The problem: Repeat everything in the material exactly.

Available data:
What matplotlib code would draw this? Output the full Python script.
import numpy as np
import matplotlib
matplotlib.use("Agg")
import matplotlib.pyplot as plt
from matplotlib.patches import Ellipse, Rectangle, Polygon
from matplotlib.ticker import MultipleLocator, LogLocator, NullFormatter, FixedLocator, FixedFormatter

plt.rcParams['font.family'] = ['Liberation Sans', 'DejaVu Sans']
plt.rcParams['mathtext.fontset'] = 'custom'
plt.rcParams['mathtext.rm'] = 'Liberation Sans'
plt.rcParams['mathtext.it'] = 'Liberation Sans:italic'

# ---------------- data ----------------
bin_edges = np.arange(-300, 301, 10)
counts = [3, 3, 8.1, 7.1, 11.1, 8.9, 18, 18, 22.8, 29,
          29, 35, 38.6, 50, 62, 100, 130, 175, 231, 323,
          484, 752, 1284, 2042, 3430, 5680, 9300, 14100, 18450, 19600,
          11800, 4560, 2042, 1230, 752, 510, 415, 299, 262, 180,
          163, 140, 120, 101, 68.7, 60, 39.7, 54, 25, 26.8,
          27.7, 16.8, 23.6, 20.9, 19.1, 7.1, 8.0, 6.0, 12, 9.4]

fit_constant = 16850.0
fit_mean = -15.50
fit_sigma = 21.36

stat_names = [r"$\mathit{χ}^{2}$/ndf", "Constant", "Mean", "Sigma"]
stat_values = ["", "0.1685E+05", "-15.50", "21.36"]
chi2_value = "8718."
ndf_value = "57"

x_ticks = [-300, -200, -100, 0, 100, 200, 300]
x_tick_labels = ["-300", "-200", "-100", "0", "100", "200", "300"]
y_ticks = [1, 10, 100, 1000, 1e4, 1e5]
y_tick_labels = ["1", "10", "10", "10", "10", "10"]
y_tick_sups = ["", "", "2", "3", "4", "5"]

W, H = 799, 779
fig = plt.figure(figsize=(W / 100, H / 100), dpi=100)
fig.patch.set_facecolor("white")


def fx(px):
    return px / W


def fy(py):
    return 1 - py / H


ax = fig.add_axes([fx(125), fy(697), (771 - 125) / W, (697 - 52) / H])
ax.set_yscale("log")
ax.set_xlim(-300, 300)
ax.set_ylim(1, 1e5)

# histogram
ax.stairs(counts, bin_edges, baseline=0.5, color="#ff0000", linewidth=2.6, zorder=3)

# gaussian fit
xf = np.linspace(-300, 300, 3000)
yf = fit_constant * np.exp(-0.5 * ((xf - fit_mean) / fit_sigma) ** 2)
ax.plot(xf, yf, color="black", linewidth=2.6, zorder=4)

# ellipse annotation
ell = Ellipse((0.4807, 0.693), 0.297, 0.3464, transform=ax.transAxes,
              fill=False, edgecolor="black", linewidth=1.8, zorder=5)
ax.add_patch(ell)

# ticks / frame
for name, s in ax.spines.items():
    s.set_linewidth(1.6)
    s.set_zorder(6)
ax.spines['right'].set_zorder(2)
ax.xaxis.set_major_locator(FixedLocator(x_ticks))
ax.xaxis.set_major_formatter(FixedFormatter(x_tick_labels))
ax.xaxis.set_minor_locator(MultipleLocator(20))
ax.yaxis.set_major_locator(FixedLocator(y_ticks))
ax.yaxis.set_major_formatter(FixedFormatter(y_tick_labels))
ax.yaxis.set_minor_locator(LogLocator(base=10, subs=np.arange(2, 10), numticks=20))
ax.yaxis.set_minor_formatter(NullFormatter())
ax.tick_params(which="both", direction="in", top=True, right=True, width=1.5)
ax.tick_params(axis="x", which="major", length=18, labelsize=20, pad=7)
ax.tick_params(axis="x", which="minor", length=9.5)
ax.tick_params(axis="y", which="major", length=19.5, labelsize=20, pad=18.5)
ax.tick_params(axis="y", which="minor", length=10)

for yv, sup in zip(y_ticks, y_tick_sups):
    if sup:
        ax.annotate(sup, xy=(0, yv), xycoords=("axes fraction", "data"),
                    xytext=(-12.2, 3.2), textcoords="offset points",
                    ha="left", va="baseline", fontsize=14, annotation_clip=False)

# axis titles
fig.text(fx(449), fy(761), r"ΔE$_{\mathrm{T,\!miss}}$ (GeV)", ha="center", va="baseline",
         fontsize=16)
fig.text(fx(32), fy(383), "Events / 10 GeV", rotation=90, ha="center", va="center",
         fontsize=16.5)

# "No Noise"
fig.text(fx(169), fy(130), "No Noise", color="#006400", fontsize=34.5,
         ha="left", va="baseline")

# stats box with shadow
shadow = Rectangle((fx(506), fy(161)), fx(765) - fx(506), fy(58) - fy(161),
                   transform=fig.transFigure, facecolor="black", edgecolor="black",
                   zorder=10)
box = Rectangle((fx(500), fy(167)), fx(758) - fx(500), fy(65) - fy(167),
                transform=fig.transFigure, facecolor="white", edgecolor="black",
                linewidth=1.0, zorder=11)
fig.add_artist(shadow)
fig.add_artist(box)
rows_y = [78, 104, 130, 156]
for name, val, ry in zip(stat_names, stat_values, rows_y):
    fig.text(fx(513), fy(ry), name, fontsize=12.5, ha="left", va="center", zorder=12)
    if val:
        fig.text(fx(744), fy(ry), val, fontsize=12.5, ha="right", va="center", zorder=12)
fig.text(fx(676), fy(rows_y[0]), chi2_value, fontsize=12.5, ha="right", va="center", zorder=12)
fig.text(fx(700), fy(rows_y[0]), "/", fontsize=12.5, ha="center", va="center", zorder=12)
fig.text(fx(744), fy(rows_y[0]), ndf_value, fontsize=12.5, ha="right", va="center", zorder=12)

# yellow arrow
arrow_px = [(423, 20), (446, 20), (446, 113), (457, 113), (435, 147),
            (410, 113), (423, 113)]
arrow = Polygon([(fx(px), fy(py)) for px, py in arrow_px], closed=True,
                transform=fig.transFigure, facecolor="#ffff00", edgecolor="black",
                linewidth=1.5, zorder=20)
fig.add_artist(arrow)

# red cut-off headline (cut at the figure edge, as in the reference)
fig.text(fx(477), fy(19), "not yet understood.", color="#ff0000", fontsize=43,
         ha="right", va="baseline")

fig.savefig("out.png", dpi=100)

Task answer:
What matplotlib code would draw this? Output the full Python script.
import numpy as np
import matplotlib
matplotlib.use("Agg")
import matplotlib.pyplot as plt
from matplotlib.patches import Ellipse, Rectangle, Polygon
from matplotlib.ticker import MultipleLocator, LogLocator, NullFormatter, FixedLocator, FixedFormatter

plt.rcParams['font.family'] = ['Liberation Sans', 'DejaVu Sans']
plt.rcParams['mathtext.fontset'] = 'custom'
plt.rcParams['mathtext.rm'] = 'Liberation Sans'
plt.rcParams['mathtext.it'] = 'Liberation Sans:italic'

# ---------------- data ----------------
bin_edges = np.arange(-300, 301, 10)
counts = [3, 3, 8.1, 7.1, 11.1, 8.9, 18, 18, 22.8, 29,
          29, 35, 38.6, 50, 62, 100, 130, 175, 231, 323,
          484, 752, 1284, 2042, 3430, 5680, 9300, 14100, 18450, 19600,
          11800, 4560, 2042, 1230, 752, 510, 415, 299, 262, 180,
          163, 140, 120, 101, 68.7, 60, 39.7, 54, 25, 26.8,
          27.7, 16.8, 23.6, 20.9, 19.1, 7.1, 8.0, 6.0, 12, 9.4]

fit_constant = 16850.0
fit_mean = -15.50
fit_sigma = 21.36

stat_names = [r"$\mathit{χ}^{2}$/ndf", "Constant", "Mean", "Sigma"]
stat_values = ["", "0.1685E+05", "-15.50", "21.36"]
chi2_value = "8718."
ndf_value = "57"

x_ticks = [-300, -200, -100, 0, 100, 200, 300]
x_tick_labels = ["-300", "-200", "-100", "0", "100", "200", "300"]
y_ticks = [1, 10, 100, 1000, 1e4, 1e5]
y_tick_labels = ["1", "10", "10", "10", "10", "10"]
y_tick_sups = ["", "", "2", "3", "4", "5"]

W, H = 799, 779
fig = plt.figure(figsize=(W / 100, H / 100), dpi=100)
fig.patch.set_facecolor("white")


def fx(px):
    return px / W


def fy(py):
    return 1 - py / H


ax = fig.add_axes([fx(125), fy(697), (771 - 125) / W, (697 - 52) / H])
ax.set_yscale("log")
ax.set_xlim(-300, 300)
ax.set_ylim(1, 1e5)

# histogram
ax.stairs(counts, bin_edges, baseline=0.5, color="#ff0000", linewidth=2.6, zorder=3)

# gaussian fit
xf = np.linspace(-300, 300, 3000)
yf = fit_constant * np.exp(-0.5 * ((xf - fit_mean) / fit_sigma) ** 2)
ax.plot(xf, yf, color="black", linewidth=2.6, zorder=4)

# ellipse annotation
ell = Ellipse((0.4807, 0.693), 0.297, 0.3464, transform=ax.transAxes,
              fill=False, edgecolor="black", linewidth=1.8, zorder=5)
ax.add_patch(ell)

# ticks / frame
for name, s in ax.spines.items():
    s.set_linewidth(1.6)
    s.set_zorder(6)
ax.spines['right'].set_zorder(2)
ax.xaxis.set_major_locator(FixedLocator(x_ticks))
ax.xaxis.set_major_formatter(FixedFormatter(x_tick_labels))
ax.xaxis.set_minor_locator(MultipleLocator(20))
ax.yaxis.set_major_locator(FixedLocator(y_ticks))
ax.yaxis.set_major_formatter(FixedFormatter(y_tick_labels))
ax.yaxis.set_minor_locator(LogLocator(base=10, subs=np.arange(2, 10), numticks=20))
ax.yaxis.set_minor_formatter(NullFormatter())
ax.tick_params(which="both", direction="in", top=True, right=True, width=1.5)
ax.tick_params(axis="x", which="major", length=18, labelsize=20, pad=7)
ax.tick_params(axis="x", which="minor", length=9.5)
ax.tick_params(axis="y", which="major", length=19.5, labelsize=20, pad=18.5)
ax.tick_params(axis="y", which="minor", length=10)

for yv, sup in zip(y_ticks, y_tick_sups):
    if sup:
        ax.annotate(sup, xy=(0, yv), xycoords=("axes fraction", "data"),
                    xytext=(-12.2, 3.2), textcoords="offset points",
                    ha="left", va="baseline", fontsize=14, annotation_clip=False)

# axis titles
fig.text(fx(449), fy(761), r"ΔE$_{\mathrm{T,\!miss}}$ (GeV)", ha="center", va="baseline",
         fontsize=16)
fig.text(fx(32), fy(383), "Events / 10 GeV", rotation=90, ha="center", va="center",
         fontsize=16.5)

# "No Noise"
fig.text(fx(169), fy(130), "No Noise", color="#006400", fontsize=34.5,
         ha="left", va="baseline")

# stats box with shadow
shadow = Rectangle((fx(506), fy(161)), fx(765) - fx(506), fy(58) - fy(161),
                   transform=fig.transFigure, facecolor="black", edgecolor="black",
                   zorder=10)
box = Rectangle((fx(500), fy(167)), fx(758) - fx(500), fy(65) - fy(167),
                transform=fig.transFigure, facecolor="white", edgecolor="black",
                linewidth=1.0, zorder=11)
fig.add_artist(shadow)
fig.add_artist(box)
rows_y = [78, 104, 130, 156]
for name, val, ry in zip(stat_names, stat_values, rows_y):
    fig.text(fx(513), fy(ry), name, fontsize=12.5, ha="left", va="center", zorder=12)
    if val:
        fig.text(fx(744), fy(ry), val, fontsize=12.5, ha="right", va="center", zorder=12)
fig.text(fx(676), fy(rows_y[0]), chi2_value, fontsize=12.5, ha="right", va="center", zorder=12)
fig.text(fx(700), fy(rows_y[0]), "/", fontsize=12.5, ha="center", va="center", zorder=12)
fig.text(fx(744), fy(rows_y[0]), ndf_value, fontsize=12.5, ha="right", va="center", zorder=12)

# yellow arrow
arrow_px = [(423, 20), (446, 20), (446, 113), (457, 113), (435, 147),
            (410, 113), (423, 113)]
arrow = Polygon([(fx(px), fy(py)) for px, py in arrow_px], closed=True,
                transform=fig.transFigure, facecolor="#ffff00", edgecolor="black",
                linewidth=1.5, zorder=20)
fig.add_artist(arrow)

# red cut-off headline (cut at the figure edge, as in the reference)
fig.text(fx(477), fy(19), "not yet understood.", color="#ff0000", fontsize=43,
         ha="right", va="baseline")

fig.savefig("out.png", dpi=100)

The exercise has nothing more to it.